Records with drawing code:

** begin **

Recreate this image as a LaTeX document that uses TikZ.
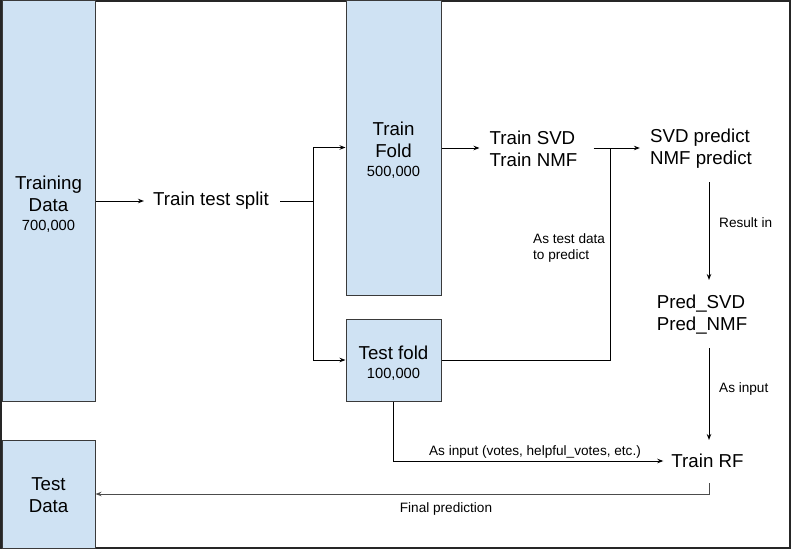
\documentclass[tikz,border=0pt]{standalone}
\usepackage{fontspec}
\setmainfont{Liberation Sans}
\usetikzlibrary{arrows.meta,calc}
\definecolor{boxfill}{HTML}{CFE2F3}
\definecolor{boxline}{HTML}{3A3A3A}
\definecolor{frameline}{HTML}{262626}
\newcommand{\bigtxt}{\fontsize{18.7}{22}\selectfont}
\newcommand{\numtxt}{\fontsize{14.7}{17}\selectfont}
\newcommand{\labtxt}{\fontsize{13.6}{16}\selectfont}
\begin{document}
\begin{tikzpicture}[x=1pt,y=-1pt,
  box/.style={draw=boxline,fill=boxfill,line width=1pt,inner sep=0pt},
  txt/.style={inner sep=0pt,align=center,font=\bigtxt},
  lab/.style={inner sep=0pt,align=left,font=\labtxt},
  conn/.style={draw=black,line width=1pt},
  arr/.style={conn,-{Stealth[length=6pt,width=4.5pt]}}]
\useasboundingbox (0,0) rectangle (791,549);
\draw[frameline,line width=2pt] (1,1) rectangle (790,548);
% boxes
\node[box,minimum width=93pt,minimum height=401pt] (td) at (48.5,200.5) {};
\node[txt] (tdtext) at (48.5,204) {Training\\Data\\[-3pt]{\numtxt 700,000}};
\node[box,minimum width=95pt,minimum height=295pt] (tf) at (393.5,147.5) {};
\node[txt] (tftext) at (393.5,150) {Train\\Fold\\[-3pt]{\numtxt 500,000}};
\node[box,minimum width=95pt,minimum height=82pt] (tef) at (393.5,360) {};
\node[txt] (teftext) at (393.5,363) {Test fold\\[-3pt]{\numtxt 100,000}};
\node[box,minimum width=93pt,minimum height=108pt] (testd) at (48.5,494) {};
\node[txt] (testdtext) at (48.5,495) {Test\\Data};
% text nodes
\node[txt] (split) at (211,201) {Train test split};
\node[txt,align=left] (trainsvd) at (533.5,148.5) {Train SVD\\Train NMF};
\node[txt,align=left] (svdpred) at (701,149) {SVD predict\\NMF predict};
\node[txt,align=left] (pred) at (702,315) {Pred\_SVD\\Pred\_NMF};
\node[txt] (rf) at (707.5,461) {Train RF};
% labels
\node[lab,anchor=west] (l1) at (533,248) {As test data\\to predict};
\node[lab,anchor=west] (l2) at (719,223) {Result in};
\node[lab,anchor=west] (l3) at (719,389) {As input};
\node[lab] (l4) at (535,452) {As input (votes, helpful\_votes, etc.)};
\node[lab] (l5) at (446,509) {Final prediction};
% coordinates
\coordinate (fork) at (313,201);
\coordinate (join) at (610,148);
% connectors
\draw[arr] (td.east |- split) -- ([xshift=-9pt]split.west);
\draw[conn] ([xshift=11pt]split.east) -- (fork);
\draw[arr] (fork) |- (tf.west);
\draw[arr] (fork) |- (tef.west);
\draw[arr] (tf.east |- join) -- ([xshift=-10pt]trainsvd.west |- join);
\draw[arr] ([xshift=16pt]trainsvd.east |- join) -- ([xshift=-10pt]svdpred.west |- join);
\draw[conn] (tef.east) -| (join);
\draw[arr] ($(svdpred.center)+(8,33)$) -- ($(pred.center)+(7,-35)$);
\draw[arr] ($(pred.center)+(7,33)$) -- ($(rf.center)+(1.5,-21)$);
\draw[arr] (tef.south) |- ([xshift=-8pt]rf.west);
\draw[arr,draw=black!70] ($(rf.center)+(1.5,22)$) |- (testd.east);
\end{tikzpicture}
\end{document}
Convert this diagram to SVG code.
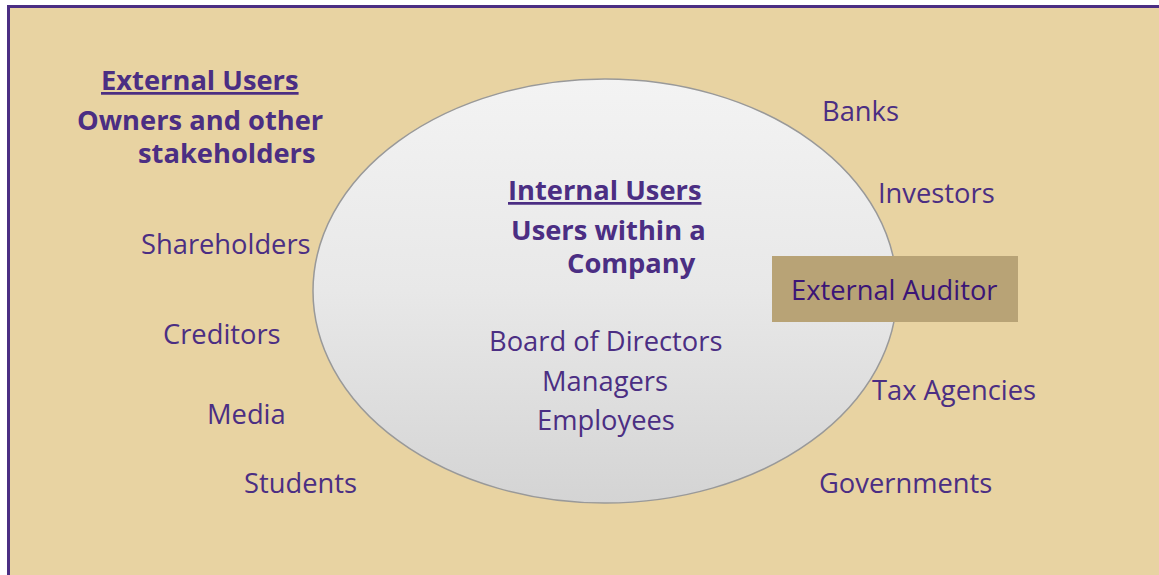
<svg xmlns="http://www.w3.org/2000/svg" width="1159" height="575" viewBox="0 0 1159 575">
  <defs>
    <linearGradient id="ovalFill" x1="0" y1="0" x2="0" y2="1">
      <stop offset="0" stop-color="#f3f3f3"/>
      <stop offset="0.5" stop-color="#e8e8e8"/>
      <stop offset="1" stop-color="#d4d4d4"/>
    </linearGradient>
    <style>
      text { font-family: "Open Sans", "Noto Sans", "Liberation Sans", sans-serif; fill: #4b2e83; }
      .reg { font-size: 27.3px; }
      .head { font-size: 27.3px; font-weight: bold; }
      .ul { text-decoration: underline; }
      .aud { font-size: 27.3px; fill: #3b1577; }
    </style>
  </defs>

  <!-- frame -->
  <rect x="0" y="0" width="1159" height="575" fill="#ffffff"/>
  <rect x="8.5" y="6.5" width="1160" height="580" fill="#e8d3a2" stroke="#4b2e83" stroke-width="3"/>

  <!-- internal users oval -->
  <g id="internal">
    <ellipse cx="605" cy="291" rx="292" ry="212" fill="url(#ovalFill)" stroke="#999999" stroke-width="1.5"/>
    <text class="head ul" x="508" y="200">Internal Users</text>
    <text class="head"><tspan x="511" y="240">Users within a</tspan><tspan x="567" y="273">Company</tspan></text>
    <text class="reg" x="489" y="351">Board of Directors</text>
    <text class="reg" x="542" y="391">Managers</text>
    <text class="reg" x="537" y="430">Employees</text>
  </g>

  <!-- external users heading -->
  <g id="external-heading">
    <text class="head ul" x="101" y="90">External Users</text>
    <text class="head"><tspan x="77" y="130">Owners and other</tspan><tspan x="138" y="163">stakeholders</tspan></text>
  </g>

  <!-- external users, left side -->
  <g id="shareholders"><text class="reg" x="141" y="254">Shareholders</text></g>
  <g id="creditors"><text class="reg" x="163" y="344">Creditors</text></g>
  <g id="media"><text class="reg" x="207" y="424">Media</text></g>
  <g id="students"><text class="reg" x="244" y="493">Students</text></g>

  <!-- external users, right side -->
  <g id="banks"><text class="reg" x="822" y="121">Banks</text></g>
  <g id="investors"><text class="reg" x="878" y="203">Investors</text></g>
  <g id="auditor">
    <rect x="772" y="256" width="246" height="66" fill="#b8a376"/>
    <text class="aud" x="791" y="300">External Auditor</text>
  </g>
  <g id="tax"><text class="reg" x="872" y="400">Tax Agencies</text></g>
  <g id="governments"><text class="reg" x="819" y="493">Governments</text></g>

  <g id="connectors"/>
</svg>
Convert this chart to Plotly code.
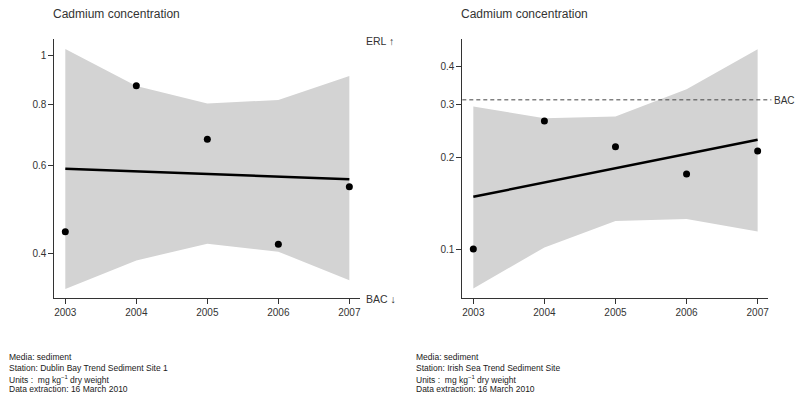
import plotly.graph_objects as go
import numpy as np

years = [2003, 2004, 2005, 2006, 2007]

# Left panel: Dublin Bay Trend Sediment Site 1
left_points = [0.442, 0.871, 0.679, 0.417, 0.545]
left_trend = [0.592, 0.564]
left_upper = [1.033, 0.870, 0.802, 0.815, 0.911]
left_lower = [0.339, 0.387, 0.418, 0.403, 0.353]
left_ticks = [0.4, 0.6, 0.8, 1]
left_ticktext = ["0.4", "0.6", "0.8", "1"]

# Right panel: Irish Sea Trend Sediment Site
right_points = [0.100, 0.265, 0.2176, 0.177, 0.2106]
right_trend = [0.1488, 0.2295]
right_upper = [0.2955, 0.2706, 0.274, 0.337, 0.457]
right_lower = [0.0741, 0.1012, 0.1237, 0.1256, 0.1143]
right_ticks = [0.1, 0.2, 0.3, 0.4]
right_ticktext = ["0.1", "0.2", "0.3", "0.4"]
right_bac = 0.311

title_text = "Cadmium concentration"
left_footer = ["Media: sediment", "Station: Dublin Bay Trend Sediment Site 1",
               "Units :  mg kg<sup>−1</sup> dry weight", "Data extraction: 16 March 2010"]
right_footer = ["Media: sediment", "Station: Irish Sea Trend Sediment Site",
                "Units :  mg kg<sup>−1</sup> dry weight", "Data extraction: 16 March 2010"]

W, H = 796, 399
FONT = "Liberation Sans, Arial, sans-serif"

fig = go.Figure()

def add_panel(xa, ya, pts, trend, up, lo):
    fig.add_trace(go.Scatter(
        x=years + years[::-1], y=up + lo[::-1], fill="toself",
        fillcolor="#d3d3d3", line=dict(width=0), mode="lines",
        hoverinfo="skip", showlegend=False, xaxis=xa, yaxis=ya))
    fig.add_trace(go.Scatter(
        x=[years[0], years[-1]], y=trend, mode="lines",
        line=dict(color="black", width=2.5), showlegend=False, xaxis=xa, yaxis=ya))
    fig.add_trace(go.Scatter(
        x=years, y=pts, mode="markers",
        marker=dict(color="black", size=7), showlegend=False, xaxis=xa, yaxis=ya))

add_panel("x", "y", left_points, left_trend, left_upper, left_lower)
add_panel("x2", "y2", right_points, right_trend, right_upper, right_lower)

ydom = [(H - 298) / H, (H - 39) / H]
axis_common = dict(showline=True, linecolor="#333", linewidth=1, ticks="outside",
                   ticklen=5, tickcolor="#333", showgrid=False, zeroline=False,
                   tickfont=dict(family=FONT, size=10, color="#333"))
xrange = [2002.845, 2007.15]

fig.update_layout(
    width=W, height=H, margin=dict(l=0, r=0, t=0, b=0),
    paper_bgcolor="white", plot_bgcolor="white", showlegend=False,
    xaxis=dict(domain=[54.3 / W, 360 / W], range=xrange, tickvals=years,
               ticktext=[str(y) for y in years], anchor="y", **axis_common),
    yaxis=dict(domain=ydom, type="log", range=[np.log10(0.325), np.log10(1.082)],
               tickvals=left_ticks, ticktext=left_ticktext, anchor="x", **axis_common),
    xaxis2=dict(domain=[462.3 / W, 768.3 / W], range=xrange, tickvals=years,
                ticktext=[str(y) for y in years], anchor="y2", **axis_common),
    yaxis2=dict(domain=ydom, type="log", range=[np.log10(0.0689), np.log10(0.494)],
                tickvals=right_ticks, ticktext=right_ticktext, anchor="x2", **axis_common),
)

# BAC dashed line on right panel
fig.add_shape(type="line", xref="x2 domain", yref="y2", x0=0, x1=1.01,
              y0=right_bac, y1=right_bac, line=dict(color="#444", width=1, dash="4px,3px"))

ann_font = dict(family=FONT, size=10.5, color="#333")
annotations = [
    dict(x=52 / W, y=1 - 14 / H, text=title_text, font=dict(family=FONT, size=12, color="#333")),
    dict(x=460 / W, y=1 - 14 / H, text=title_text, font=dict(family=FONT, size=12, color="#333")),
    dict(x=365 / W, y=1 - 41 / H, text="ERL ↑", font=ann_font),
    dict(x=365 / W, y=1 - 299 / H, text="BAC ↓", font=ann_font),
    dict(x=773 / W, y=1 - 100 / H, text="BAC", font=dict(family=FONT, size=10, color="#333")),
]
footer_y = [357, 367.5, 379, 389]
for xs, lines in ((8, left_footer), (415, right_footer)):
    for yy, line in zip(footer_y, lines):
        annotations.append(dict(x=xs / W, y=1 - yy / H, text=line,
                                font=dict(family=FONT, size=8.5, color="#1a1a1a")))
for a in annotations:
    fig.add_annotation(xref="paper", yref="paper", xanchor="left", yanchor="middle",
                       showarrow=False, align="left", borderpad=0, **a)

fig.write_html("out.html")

** end **

# Exercise objective
Take the material above and output only the lines from the one that contains "Convert this chart to Plotly code." through the one that contains "fig = go.Figure()", ends included and images left out.

# The reply
Convert this chart to Plotly code.
import plotly.graph_objects as go
import numpy as np

years = [2003, 2004, 2005, 2006, 2007]

# Left panel: Dublin Bay Trend Sediment Site 1
left_points = [0.442, 0.871, 0.679, 0.417, 0.545]
left_trend = [0.592, 0.564]
left_upper = [1.033, 0.870, 0.802, 0.815, 0.911]
left_lower = [0.339, 0.387, 0.418, 0.403, 0.353]
left_ticks = [0.4, 0.6, 0.8, 1]
left_ticktext = ["0.4", "0.6", "0.8", "1"]

# Right panel: Irish Sea Trend Sediment Site
right_points = [0.100, 0.265, 0.2176, 0.177, 0.2106]
right_trend = [0.1488, 0.2295]
right_upper = [0.2955, 0.2706, 0.274, 0.337, 0.457]
right_lower = [0.0741, 0.1012, 0.1237, 0.1256, 0.1143]
right_ticks = [0.1, 0.2, 0.3, 0.4]
right_ticktext = ["0.1", "0.2", "0.3", "0.4"]
right_bac = 0.311

title_text = "Cadmium concentration"
left_footer = ["Media: sediment", "Station: Dublin Bay Trend Sediment Site 1",
               "Units :  mg kg<sup>−1</sup> dry weight", "Data extraction: 16 March 2010"]
right_footer = ["Media: sediment", "Station: Irish Sea Trend Sediment Site",
                "Units :  mg kg<sup>−1</sup> dry weight", "Data extraction: 16 March 2010"]

W, H = 796, 399
FONT = "Liberation Sans, Arial, sans-serif"

fig = go.Figure()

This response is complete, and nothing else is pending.